La seule mesure ajoutée par les Chambres à la RIE III est l’impôt sur le bénéfice corrigé des intérêts. Elle sera introduite par la Confédération et – sur une base volontaire – par les cantons. Le Conseil fédéral avait déjà proposé cette mesure lors de la consultation, considérant qu’elle faisait «partie intégrante d’un modèle global cohérent, visant à renforcer l’attrait de la place économique suisse». Pour certains cantons, cette mesure a un très fort impact (cf. ci-dessus). Un canton qui souhaite introduire l’impôt sur le bénéfice corrigé des intérêts doit garantir que les dividendes seront imposés au minimum à 60%. Le Parlement a introduit ce complément (principe de contre-financement) et augmenté la contribution de la Confédération aux cantons d’environ 150 millions de francs.

Les Chambres ont par ailleurs biffé du projet l’abrogation du droit d’émission sur le capital propre, ce qui a eu pour conséquence de maintenir les coûts supportés par la Confédération au niveau inchangé de 1,3 milliard de francs. Les cantons ont la possibilité – mais non l’obligation – d’introduire l’impôt sur le bénéfice corrigé des intérêts s’ils estiment cette mesure adaptée à leur situation.

Quelle serait l’alternative?

Le DFF a réalisé une analyse détaillée des conséquences financières de la RIE III. Il en conclut qu’un échec de la réforme occasionnerait d’importantes pertes fiscales. (Tableau synoptique des conséquences financières de la troisième réforme de l’imposition des entreprises – Effets statiques et effets dynamiques)

Un rejet de la réforme diminuerait fortement l’attrait de la place économique suisse et engendrerait d’importants dommages économiques et financiers. Près de 5,3 milliards de francs de recettes issues de l’impôt sur le bénéfice seraient ainsi menacés. Comme le montre une étude récente, les pertes relevant de l’impôt sur le revenu et d’autres recettes fiscales (TVA, etc.) se chiffreraient en milliards. (KPMG, Swiss Tax Report 2016)

En cas d’échec de la réforme, les cantons seraient également forcés d’agir, car les pratiques fiscales qui ne sont plus acceptées au niveau international devraient tout de même être abolies. Le cas échéant, les cantons ne disposeraient ni des instruments de politique fiscale adéquats, ni des moyens financiers nécessaires à l’abolition de l’ancien régime fiscal. En l’absence d’alternatives, les cantons seraient contraints de tout miser sur une réduction de l’impôt sur le bénéfice, ce qui se traduirait par un net durcissement de la concurrence fiscale intercantonale.
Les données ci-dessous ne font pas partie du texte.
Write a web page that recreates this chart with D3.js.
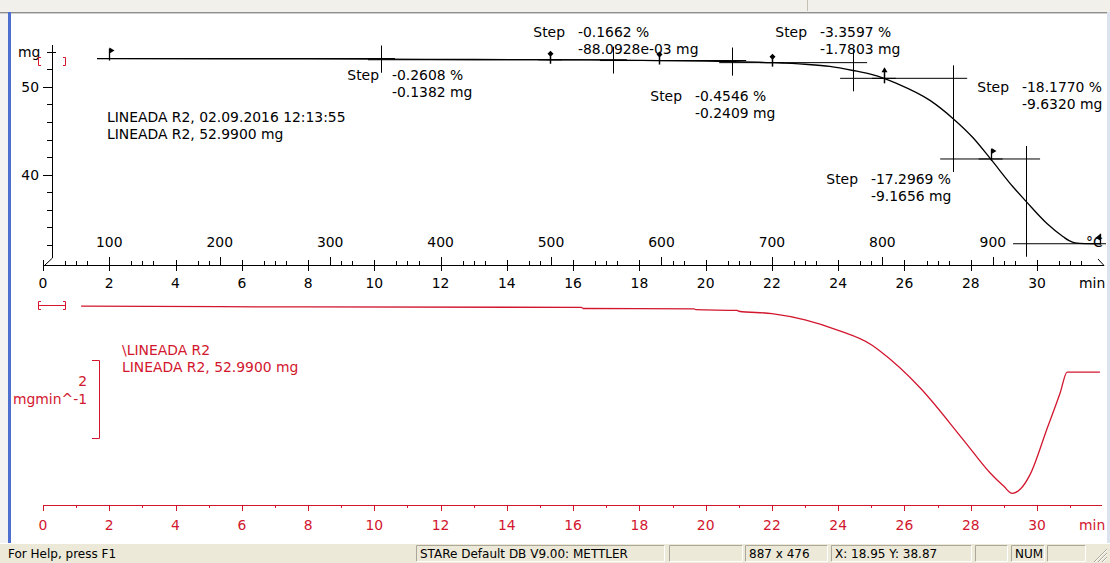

Certains d’entre eux seraient tentés de contourner la loi sur l’harmonisation fiscale et d’introduire dans l’urgence leurs propres règles. La péréquation financière menacerait fortement la cohésion nationale. suscitant immanquablement de nombreuses tensions et querelles.

En cas d’échec de la réforme, une nouvelle réforme devrait rapidement être élaborée et il ne fait aucun doute que ses composantes essentielles seraient identiques à celles de la RIE III.

  • La suppression du régime d’imposition spécial devrait s’accompagner d’une adaptation urgente de la RPT afin d’éviter des turbulences de grande ampleur.
  • Désireux de conserver des contribuables et des entreprises sur leur territoire, les cantons devraient prendre des mesures fiscales. Or, vu sous l’angle de l’acceptation de la place financière helvétique au niveau mondial, seules les mesures prévues dans la RIE III ou des baisses de l’impôt sur les bénéfices entrent en ligne de compte.
  • Les cantons réclameraient à nouveau une contribution financière de la Confédération.

Le cas échéant, la nouvelle réforme ne sera au final guère différente du projet actuel, sauf qu’elle aura suscité une immense incertitude jusqu’à son acceptation. La sécurité de la planification et la sécurité juridique feront défaut pendant des années, au détriment de l’attractivité de notre place économique. Les grands gagnants de cette situation seront les pays concurrents de la Suisse, alors que les caisses de la Confédération, des cantons et des communes, tout comme les travailleurs de ce pays, épongeront les pertes.